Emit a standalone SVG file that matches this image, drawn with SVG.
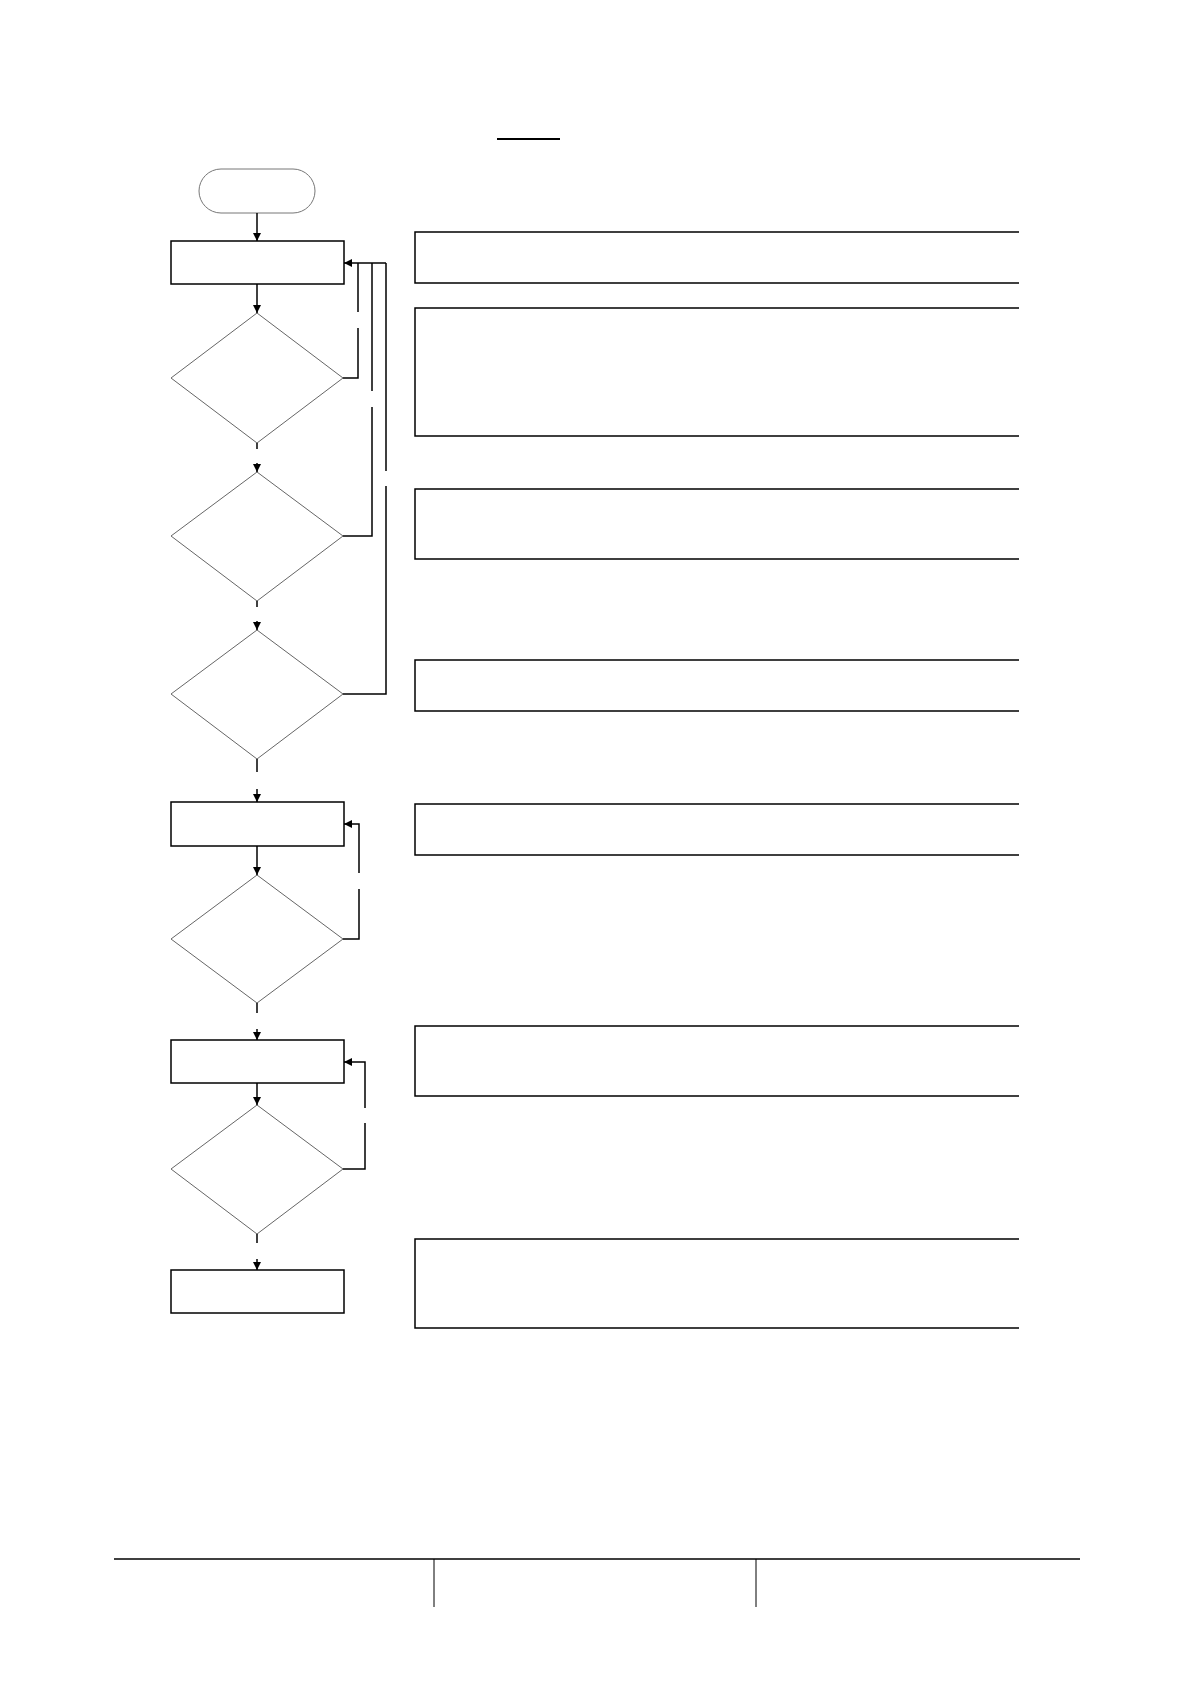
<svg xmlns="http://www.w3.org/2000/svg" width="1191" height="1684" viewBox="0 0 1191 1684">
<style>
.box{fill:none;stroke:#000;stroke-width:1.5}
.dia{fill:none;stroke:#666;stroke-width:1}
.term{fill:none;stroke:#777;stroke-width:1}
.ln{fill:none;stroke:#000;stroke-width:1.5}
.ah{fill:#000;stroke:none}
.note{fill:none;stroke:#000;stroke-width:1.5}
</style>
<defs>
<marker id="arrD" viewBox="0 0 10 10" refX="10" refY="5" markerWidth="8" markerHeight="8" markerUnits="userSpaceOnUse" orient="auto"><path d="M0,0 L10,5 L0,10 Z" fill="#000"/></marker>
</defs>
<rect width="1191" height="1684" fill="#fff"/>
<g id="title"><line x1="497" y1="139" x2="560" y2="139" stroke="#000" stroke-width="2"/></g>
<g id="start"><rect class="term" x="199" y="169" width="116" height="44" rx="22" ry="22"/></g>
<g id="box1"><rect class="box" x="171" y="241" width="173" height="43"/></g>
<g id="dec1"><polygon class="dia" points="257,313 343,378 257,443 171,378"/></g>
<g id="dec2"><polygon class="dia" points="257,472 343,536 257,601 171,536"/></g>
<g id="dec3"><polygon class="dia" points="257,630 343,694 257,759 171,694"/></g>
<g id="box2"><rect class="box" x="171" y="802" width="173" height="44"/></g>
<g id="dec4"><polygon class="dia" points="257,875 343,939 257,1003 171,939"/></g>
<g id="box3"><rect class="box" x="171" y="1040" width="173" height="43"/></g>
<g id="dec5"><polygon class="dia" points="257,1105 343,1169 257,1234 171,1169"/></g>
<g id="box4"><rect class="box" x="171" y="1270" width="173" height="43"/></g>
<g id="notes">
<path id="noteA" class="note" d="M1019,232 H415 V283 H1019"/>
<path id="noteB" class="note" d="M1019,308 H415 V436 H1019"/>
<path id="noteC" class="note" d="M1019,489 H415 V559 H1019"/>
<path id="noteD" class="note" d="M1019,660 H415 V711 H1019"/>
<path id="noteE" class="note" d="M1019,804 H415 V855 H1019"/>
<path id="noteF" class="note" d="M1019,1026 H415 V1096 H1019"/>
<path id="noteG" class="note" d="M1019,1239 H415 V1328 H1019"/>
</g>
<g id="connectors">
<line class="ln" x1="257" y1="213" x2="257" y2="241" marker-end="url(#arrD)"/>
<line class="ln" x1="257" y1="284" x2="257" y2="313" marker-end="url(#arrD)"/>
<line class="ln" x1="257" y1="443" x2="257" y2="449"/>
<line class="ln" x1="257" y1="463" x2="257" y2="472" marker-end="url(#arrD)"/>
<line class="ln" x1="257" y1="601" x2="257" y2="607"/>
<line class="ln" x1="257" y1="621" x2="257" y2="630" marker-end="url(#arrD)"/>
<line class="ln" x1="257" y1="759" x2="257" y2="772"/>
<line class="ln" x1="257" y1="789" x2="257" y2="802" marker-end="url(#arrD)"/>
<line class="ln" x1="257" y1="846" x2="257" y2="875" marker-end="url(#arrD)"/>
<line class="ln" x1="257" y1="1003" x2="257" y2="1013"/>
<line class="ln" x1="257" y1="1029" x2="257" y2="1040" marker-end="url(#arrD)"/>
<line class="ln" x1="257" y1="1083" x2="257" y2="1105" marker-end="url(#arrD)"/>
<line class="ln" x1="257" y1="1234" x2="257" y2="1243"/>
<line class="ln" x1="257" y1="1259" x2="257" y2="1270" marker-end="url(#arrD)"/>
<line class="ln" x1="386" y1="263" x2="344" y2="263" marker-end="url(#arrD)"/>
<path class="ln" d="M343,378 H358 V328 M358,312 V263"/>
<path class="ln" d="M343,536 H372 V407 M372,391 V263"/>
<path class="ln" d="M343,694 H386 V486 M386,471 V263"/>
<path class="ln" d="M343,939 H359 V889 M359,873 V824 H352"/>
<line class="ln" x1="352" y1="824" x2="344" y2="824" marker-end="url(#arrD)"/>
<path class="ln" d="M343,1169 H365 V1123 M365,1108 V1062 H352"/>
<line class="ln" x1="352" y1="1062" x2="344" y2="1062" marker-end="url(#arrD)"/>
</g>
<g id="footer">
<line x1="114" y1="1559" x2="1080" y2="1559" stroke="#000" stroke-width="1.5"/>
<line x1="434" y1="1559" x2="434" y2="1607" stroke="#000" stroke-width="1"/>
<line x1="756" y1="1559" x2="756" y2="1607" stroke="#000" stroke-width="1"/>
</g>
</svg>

________________________________________

* [Exercise description]:
Copy out all the data without changing anything, and drop the pictures.

* [Solution]:
Emit a standalone SVG file that matches this image, drawn with SVG.
<svg xmlns="http://www.w3.org/2000/svg" width="1191" height="1684" viewBox="0 0 1191 1684">
<style>
.box{fill:none;stroke:#000;stroke-width:1.5}
.dia{fill:none;stroke:#666;stroke-width:1}
.term{fill:none;stroke:#777;stroke-width:1}
.ln{fill:none;stroke:#000;stroke-width:1.5}
.ah{fill:#000;stroke:none}
.note{fill:none;stroke:#000;stroke-width:1.5}
</style>
<defs>
<marker id="arrD" viewBox="0 0 10 10" refX="10" refY="5" markerWidth="8" markerHeight="8" markerUnits="userSpaceOnUse" orient="auto"><path d="M0,0 L10,5 L0,10 Z" fill="#000"/></marker>
</defs>
<rect width="1191" height="1684" fill="#fff"/>
<g id="title"><line x1="497" y1="139" x2="560" y2="139" stroke="#000" stroke-width="2"/></g>
<g id="start"><rect class="term" x="199" y="169" width="116" height="44" rx="22" ry="22"/></g>
<g id="box1"><rect class="box" x="171" y="241" width="173" height="43"/></g>
<g id="dec1"><polygon class="dia" points="257,313 343,378 257,443 171,378"/></g>
<g id="dec2"><polygon class="dia" points="257,472 343,536 257,601 171,536"/></g>
<g id="dec3"><polygon class="dia" points="257,630 343,694 257,759 171,694"/></g>
<g id="box2"><rect class="box" x="171" y="802" width="173" height="44"/></g>
<g id="dec4"><polygon class="dia" points="257,875 343,939 257,1003 171,939"/></g>
<g id="box3"><rect class="box" x="171" y="1040" width="173" height="43"/></g>
<g id="dec5"><polygon class="dia" points="257,1105 343,1169 257,1234 171,1169"/></g>
<g id="box4"><rect class="box" x="171" y="1270" width="173" height="43"/></g>
<g id="notes">
<path id="noteA" class="note" d="M1019,232 H415 V283 H1019"/>
<path id="noteB" class="note" d="M1019,308 H415 V436 H1019"/>
<path id="noteC" class="note" d="M1019,489 H415 V559 H1019"/>
<path id="noteD" class="note" d="M1019,660 H415 V711 H1019"/>
<path id="noteE" class="note" d="M1019,804 H415 V855 H1019"/>
<path id="noteF" class="note" d="M1019,1026 H415 V1096 H1019"/>
<path id="noteG" class="note" d="M1019,1239 H415 V1328 H1019"/>
</g>
<g id="connectors">
<line class="ln" x1="257" y1="213" x2="257" y2="241" marker-end="url(#arrD)"/>
<line class="ln" x1="257" y1="284" x2="257" y2="313" marker-end="url(#arrD)"/>
<line class="ln" x1="257" y1="443" x2="257" y2="449"/>
<line class="ln" x1="257" y1="463" x2="257" y2="472" marker-end="url(#arrD)"/>
<line class="ln" x1="257" y1="601" x2="257" y2="607"/>
<line class="ln" x1="257" y1="621" x2="257" y2="630" marker-end="url(#arrD)"/>
<line class="ln" x1="257" y1="759" x2="257" y2="772"/>
<line class="ln" x1="257" y1="789" x2="257" y2="802" marker-end="url(#arrD)"/>
<line class="ln" x1="257" y1="846" x2="257" y2="875" marker-end="url(#arrD)"/>
<line class="ln" x1="257" y1="1003" x2="257" y2="1013"/>
<line class="ln" x1="257" y1="1029" x2="257" y2="1040" marker-end="url(#arrD)"/>
<line class="ln" x1="257" y1="1083" x2="257" y2="1105" marker-end="url(#arrD)"/>
<line class="ln" x1="257" y1="1234" x2="257" y2="1243"/>
<line class="ln" x1="257" y1="1259" x2="257" y2="1270" marker-end="url(#arrD)"/>
<line class="ln" x1="386" y1="263" x2="344" y2="263" marker-end="url(#arrD)"/>
<path class="ln" d="M343,378 H358 V328 M358,312 V263"/>
<path class="ln" d="M343,536 H372 V407 M372,391 V263"/>
<path class="ln" d="M343,694 H386 V486 M386,471 V263"/>
<path class="ln" d="M343,939 H359 V889 M359,873 V824 H352"/>
<line class="ln" x1="352" y1="824" x2="344" y2="824" marker-end="url(#arrD)"/>
<path class="ln" d="M343,1169 H365 V1123 M365,1108 V1062 H352"/>
<line class="ln" x1="352" y1="1062" x2="344" y2="1062" marker-end="url(#arrD)"/>
</g>
<g id="footer">
<line x1="114" y1="1559" x2="1080" y2="1559" stroke="#000" stroke-width="1.5"/>
<line x1="434" y1="1559" x2="434" y2="1607" stroke="#000" stroke-width="1"/>
<line x1="756" y1="1559" x2="756" y2="1607" stroke="#000" stroke-width="1"/>
</g>
</svg>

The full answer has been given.